Jesus, denkt er, ihm wird ganz kalt. Er kniet sich neben sie. Unter ihrem Hals sickert ein kleines rotes Rinnsal hervor. Er rüttelt sie, hebt ihren Kopf, und da sieht er es: Sie ist auf den Bodenständer der Totenkerze gefallen, und der lange Dorn hat sich von schräg unten in ihr Genick gebohrt, dort, wo die weichste Stelle ist. Das spitze Eisen ist tief in den Schädel gedrungen. Entsetzt lässt er ihren Kopf wieder fallen.

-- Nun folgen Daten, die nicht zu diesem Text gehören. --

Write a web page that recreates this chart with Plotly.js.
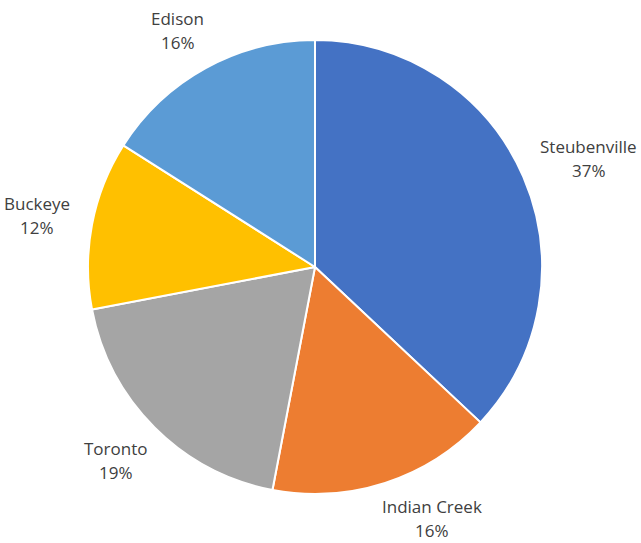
<!DOCTYPE html>
<html>
<head>
<meta charset="utf-8">
<script src="https://cdn.plot.ly/plotly-3.0.1.min.js"></script>
<style>html,body{margin:0;padding:0;background:#fff;}#chart{width:641px;height:543px;}</style>
</head>
<body>
<div id="chart"></div>
<script>
const categories = ["Steubenville", "Indian Creek", "Toronto", "Buckeye", "Edison"];
const values = [37, 16, 19, 12, 16];
const colors = ["#4472C4", "#ED7D31", "#A5A5A5", "#FFC000", "#5B9BD5"];

const W = 641, H = 543;
const cx = 315, cy = 267, R = 227;
const FONT = "Open Sans, Noto Sans, sans-serif";
const FS = 17;
const labelDist = 250;
const halfH = 23;
const lineGap = 12;
const maxY = H - 24;

const ctx = document.createElement("canvas").getContext("2d");
ctx.font = FS + "px 'Open Sans'";

const total = values.reduce((a, b) => a + b, 0);
const annotations = [];
let cum = 0;
values.forEach((v, i) => {
  const mid = (cum + v / 2) / total * 2 * Math.PI; // clockwise from top
  cum += v;
  const pct = Math.round(v / total * 100) + "%";
  const w = Math.max(ctx.measureText(categories[i]).width, ctx.measureText(pct).width);
  const pos = (a) => {
    const ux = Math.sin(a), uy = -Math.cos(a);
    return [cx + labelDist * ux + ux * w / 2, cy + labelDist * uy + uy * halfH];
  };
  let a = mid;
  let p = pos(a);
  let guard = 0;
  while (p[1] > maxY && guard < 400) {
    a += (Math.sin(a) >= 0 ? -1 : 1) * Math.PI / 360;
    p = pos(a);
    guard++;
  }
  guard = 0;
  while (p[1] < 30 && guard < 400) {
    a += (Math.sin(a) >= 0 ? 1 : -1) * Math.PI / 360;
    p = pos(a);
    guard++;
  }
  const common = {xref: "paper", yref: "paper", showarrow: false, xanchor: "center", yanchor: "middle",
                  font: {family: FONT, size: FS, color: "#404040"}};
  annotations.push(Object.assign({}, common, {text: categories[i], x: p[0] / W, y: 1 - (p[1] - lineGap) / H}));
  annotations.push(Object.assign({}, common, {text: pct, x: p[0] / W, y: 1 - (p[1] + lineGap) / H}));
});

const trace = {
  type: "pie",
  labels: categories,
  values: values,
  sort: false,
  direction: "clockwise",
  rotation: 0,
  textinfo: "none",
  textposition: "none",
  hoverinfo: "none",
  marker: {colors: colors, line: {color: "#ffffff", width: 2}},
  domain: {x: [(cx - R) / W, (cx + R) / W], y: [(H - cy - R) / H, (H - cy + R) / H]},
  showlegend: false
};

Plotly.newPlot("chart", [trace], {
  width: W, height: H,
  margin: {l: 0, r: 0, t: 0, b: 0},
  paper_bgcolor: "#ffffff",
  showlegend: false,
  annotations: annotations
}, {displayModeBar: false, staticPlot: true});
</script>
</body>
</html>
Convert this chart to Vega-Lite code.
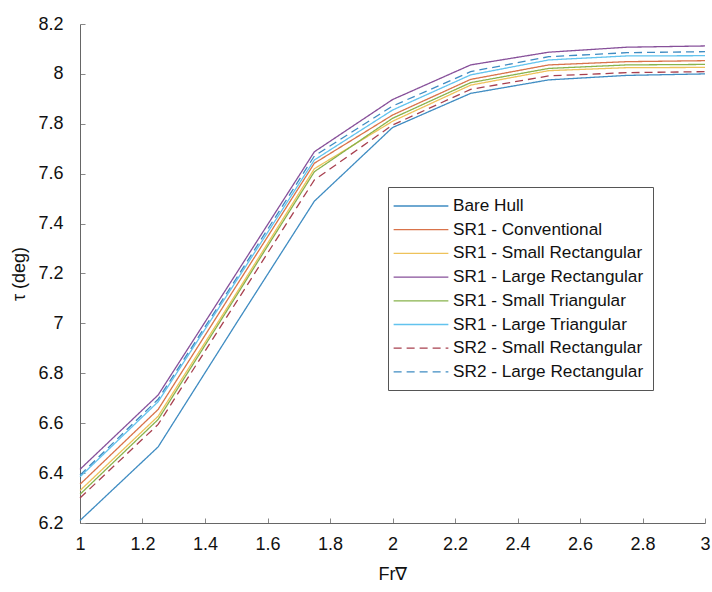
{
  "$schema": "https://vega.github.io/schema/vega-lite/v6.json",
  "width": 625,
  "height": 499,
  "autosize": {"type": "none"},
  "padding": {"left": 80, "top": 24, "right": 7, "bottom": 69},
  "background": "white",
  "config": {
    "view": {"stroke": null},
    "font": "Liberation Sans"
  },
  "data": {
    "values": [
      {"series": "Bare Hull", "fr": 1, "tau": 6.21},
      {"series": "Bare Hull", "fr": 1.25, "tau": 6.505},
      {"series": "Bare Hull", "fr": 1.5, "tau": 7.0},
      {"series": "Bare Hull", "fr": 1.75, "tau": 7.49},
      {"series": "Bare Hull", "fr": 2, "tau": 7.785},
      {"series": "Bare Hull", "fr": 2.25, "tau": 7.922},
      {"series": "Bare Hull", "fr": 2.5, "tau": 7.976},
      {"series": "Bare Hull", "fr": 2.75, "tau": 7.994},
      {"series": "Bare Hull", "fr": 3, "tau": 8.0},
      {"series": "SR1 - Conventional", "fr": 1, "tau": 6.355},
      {"series": "SR1 - Conventional", "fr": 1.25, "tau": 6.655},
      {"series": "SR1 - Conventional", "fr": 1.5, "tau": 7.15},
      {"series": "SR1 - Conventional", "fr": 1.75, "tau": 7.642},
      {"series": "SR1 - Conventional", "fr": 2, "tau": 7.835},
      {"series": "SR1 - Conventional", "fr": 2.25, "tau": 7.978},
      {"series": "SR1 - Conventional", "fr": 2.5, "tau": 8.036},
      {"series": "SR1 - Conventional", "fr": 2.75, "tau": 8.049},
      {"series": "SR1 - Conventional", "fr": 3, "tau": 8.053},
      {"series": "SR1 - Small Rectangular", "fr": 1, "tau": 6.33},
      {"series": "SR1 - Small Rectangular", "fr": 1.25, "tau": 6.628},
      {"series": "SR1 - Small Rectangular", "fr": 1.5, "tau": 7.12},
      {"series": "SR1 - Small Rectangular", "fr": 1.75, "tau": 7.62},
      {"series": "SR1 - Small Rectangular", "fr": 2, "tau": 7.81},
      {"series": "SR1 - Small Rectangular", "fr": 2.25, "tau": 7.955},
      {"series": "SR1 - Small Rectangular", "fr": 2.5, "tau": 8.013},
      {"series": "SR1 - Small Rectangular", "fr": 2.75, "tau": 8.025},
      {"series": "SR1 - Small Rectangular", "fr": 3, "tau": 8.026},
      {"series": "SR1 - Large Rectangular", "fr": 1, "tau": 6.415},
      {"series": "SR1 - Large Rectangular", "fr": 1.25, "tau": 6.713},
      {"series": "SR1 - Large Rectangular", "fr": 1.5, "tau": 7.2},
      {"series": "SR1 - Large Rectangular", "fr": 1.75, "tau": 7.688},
      {"series": "SR1 - Large Rectangular", "fr": 2, "tau": 7.897},
      {"series": "SR1 - Large Rectangular", "fr": 2.25, "tau": 8.036},
      {"series": "SR1 - Large Rectangular", "fr": 2.5, "tau": 8.087},
      {"series": "SR1 - Large Rectangular", "fr": 2.75, "tau": 8.107},
      {"series": "SR1 - Large Rectangular", "fr": 3, "tau": 8.112},
      {"series": "SR1 - Small Triangular", "fr": 1, "tau": 6.315},
      {"series": "SR1 - Small Triangular", "fr": 1.25, "tau": 6.615},
      {"series": "SR1 - Small Triangular", "fr": 1.5, "tau": 7.11},
      {"series": "SR1 - Small Triangular", "fr": 1.75, "tau": 7.608},
      {"series": "SR1 - Small Triangular", "fr": 2, "tau": 7.822},
      {"series": "SR1 - Small Triangular", "fr": 2.25, "tau": 7.965},
      {"series": "SR1 - Small Triangular", "fr": 2.5, "tau": 8.022},
      {"series": "SR1 - Small Triangular", "fr": 2.75, "tau": 8.036},
      {"series": "SR1 - Small Triangular", "fr": 3, "tau": 8.038},
      {"series": "SR1 - Large Triangular", "fr": 1, "tau": 6.385},
      {"series": "SR1 - Large Triangular", "fr": 1.25, "tau": 6.686},
      {"series": "SR1 - Large Triangular", "fr": 1.5, "tau": 7.17},
      {"series": "SR1 - Large Triangular", "fr": 1.75, "tau": 7.655},
      {"series": "SR1 - Large Triangular", "fr": 2, "tau": 7.855},
      {"series": "SR1 - Large Triangular", "fr": 2.25, "tau": 7.996},
      {"series": "SR1 - Large Triangular", "fr": 2.5, "tau": 8.056},
      {"series": "SR1 - Large Triangular", "fr": 2.75, "tau": 8.072},
      {"series": "SR1 - Large Triangular", "fr": 3, "tau": 8.073},
      {"series": "SR2 - Small Rectangular", "fr": 1, "tau": 6.3},
      {"series": "SR2 - Small Rectangular", "fr": 1.25, "tau": 6.595},
      {"series": "SR2 - Small Rectangular", "fr": 1.5, "tau": 7.085},
      {"series": "SR2 - Small Rectangular", "fr": 1.75, "tau": 7.575},
      {"series": "SR2 - Small Rectangular", "fr": 2, "tau": 7.795},
      {"series": "SR2 - Small Rectangular", "fr": 2.25, "tau": 7.938},
      {"series": "SR2 - Small Rectangular", "fr": 2.5, "tau": 7.992},
      {"series": "SR2 - Small Rectangular", "fr": 2.75, "tau": 8.005},
      {"series": "SR2 - Small Rectangular", "fr": 3, "tau": 8.009},
      {"series": "SR2 - Large Rectangular", "fr": 1, "tau": 6.392},
      {"series": "SR2 - Large Rectangular", "fr": 1.25, "tau": 6.696},
      {"series": "SR2 - Large Rectangular", "fr": 1.5, "tau": 7.18},
      {"series": "SR2 - Large Rectangular", "fr": 1.75, "tau": 7.671},
      {"series": "SR2 - Large Rectangular", "fr": 2, "tau": 7.871},
      {"series": "SR2 - Large Rectangular", "fr": 2.25, "tau": 8.009},
      {"series": "SR2 - Large Rectangular", "fr": 2.5, "tau": 8.069},
      {"series": "SR2 - Large Rectangular", "fr": 2.75, "tau": 8.085},
      {"series": "SR2 - Large Rectangular", "fr": 3, "tau": 8.089}
    ]
  },
  "mark": {"type": "line", "strokeWidth": 1.3},
  "encoding": {
    "x": {
      "field": "fr", "type": "quantitative",
      "scale": {"domain": [1, 3], "nice": false, "zero": false},
      "axis": {
        "values": [1, 1.2, 1.4, 1.6, 1.8, 2, 2.2, 2.4, 2.6, 2.8, 3],
        "format": "~g",
        "title": "Fr∇", "grid": false,
        "domainColor": "#666", "tickColor": "#888", "tickSize": -5,
        "labelPadding": 17, "labelFontSize": 18, "labelColor": "#111",
        "titleFontSize": 18, "titleFontWeight": "normal", "titleColor": "#111",
        "titlePadding": 12, "labelFlush": false
      }
    },
    "y": {
      "field": "tau", "type": "quantitative",
      "scale": {"domain": [6.2, 8.2], "nice": false, "zero": false},
      "axis": {
        "values": [6.2, 6.4, 6.6, 6.8, 7, 7.2, 7.4, 7.6, 7.8, 8, 8.2],
        "format": "~g",
        "title": "τ (deg)", "grid": false,
        "domainColor": "#666", "tickColor": "#888", "tickSize": -5,
        "labelPadding": 22, "labelFontSize": 18, "labelColor": "#111",
        "titleFontSize": 18, "titleFontWeight": "normal", "titleColor": "#111",
        "titlePadding": 9, "labelFlush": false
      }
    },
    "color": {
      "field": "series", "type": "nominal",
      "scale": {
        "domain": ["Bare Hull", "SR1 - Conventional", "SR1 - Small Rectangular", "SR1 - Large Rectangular", "SR1 - Small Triangular", "SR1 - Large Triangular", "SR2 - Small Rectangular", "SR2 - Large Rectangular"],
        "range": ["#3f8cc2", "#d9734a", "#eec25a", "#87509a", "#88b34c", "#62c3ee", "#a8404f", "#3f8cc2"]
      },
      "legend": {
        "title": null, "orient": "none", "legendX": 308, "legendY": 163,
        "symbolType": "M-3,0H3", "symbolSize": 333, "symbolStrokeWidth": 1.3,
        "symbolOffset": 14, "labelOffset": 22,
        "labelFontSize": 17.2, "labelColor": "#111",
        "rowPadding": 4.7, "padding": 9, "strokeColor": "#555", "fillColor": "white",
        "labelLimit": 300
      }
    },
    "strokeDash": {
      "field": "series", "type": "nominal",
      "scale": {
        "domain": ["Bare Hull", "SR1 - Conventional", "SR1 - Small Rectangular", "SR1 - Large Rectangular", "SR1 - Small Triangular", "SR1 - Large Triangular", "SR2 - Small Rectangular", "SR2 - Large Rectangular"],
        "range": [[1, 0], [1, 0], [1, 0], [1, 0], [1, 0], [1, 0], [8, 5], [8, 5]]
      },
      "legend": {
        "title": null, "orient": "none", "legendX": 308, "legendY": 163,
        "symbolType": "M-3,0H3", "symbolSize": 333, "symbolStrokeWidth": 1.3,
        "symbolOffset": 14, "labelOffset": 22,
        "labelFontSize": 17.2, "labelColor": "#111",
        "rowPadding": 4.7, "padding": 9, "strokeColor": "#555", "fillColor": "white",
        "labelLimit": 300
      }
    }
  }
}
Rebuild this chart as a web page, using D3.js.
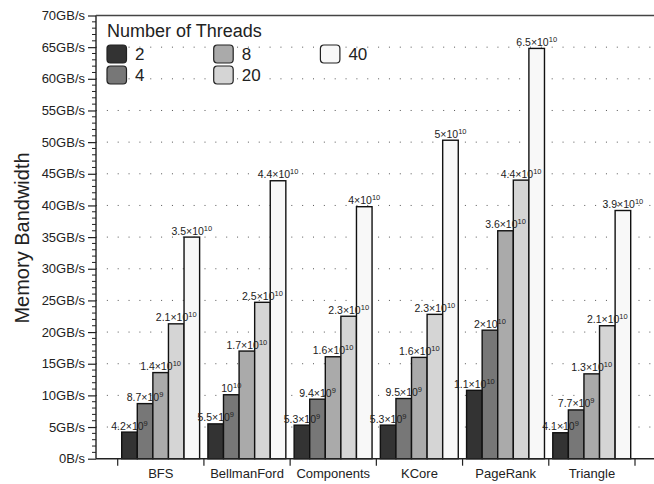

Und plötzlich hört er ein Geräusch, ein Quietschen und Knarzen. Atemlos greift er nach dem nächsten Ding, mit dem er sich verteidigen kann – dem rostigen Feuerhaken vor dem Kamin. Er steht bereit, als sich der Deckel der alten Schranktruhe langsam öffnet, und heraus klettert – Hemma. Sie rennt zu ihm und wirft sich in seine Arme. »Du«, krächzt er erleichtert und lässt den Feuerhaken fallen. »Gott sei Dank.«

»Ich hab mich versteckt, die ganze Zeit«, piepst die Kleine, »Goggi, ich hab solche Angst gehabt.«

Gottfried drückt sie fest an sich. Dabei schaut er auf die leblose Cuniza. »Die ist tot«, sagt er, »o lieber Gott, was machen wir bloß?« Seine Gedanken rasen, während er seine Kleider zusammensucht und sich hastig anzieht.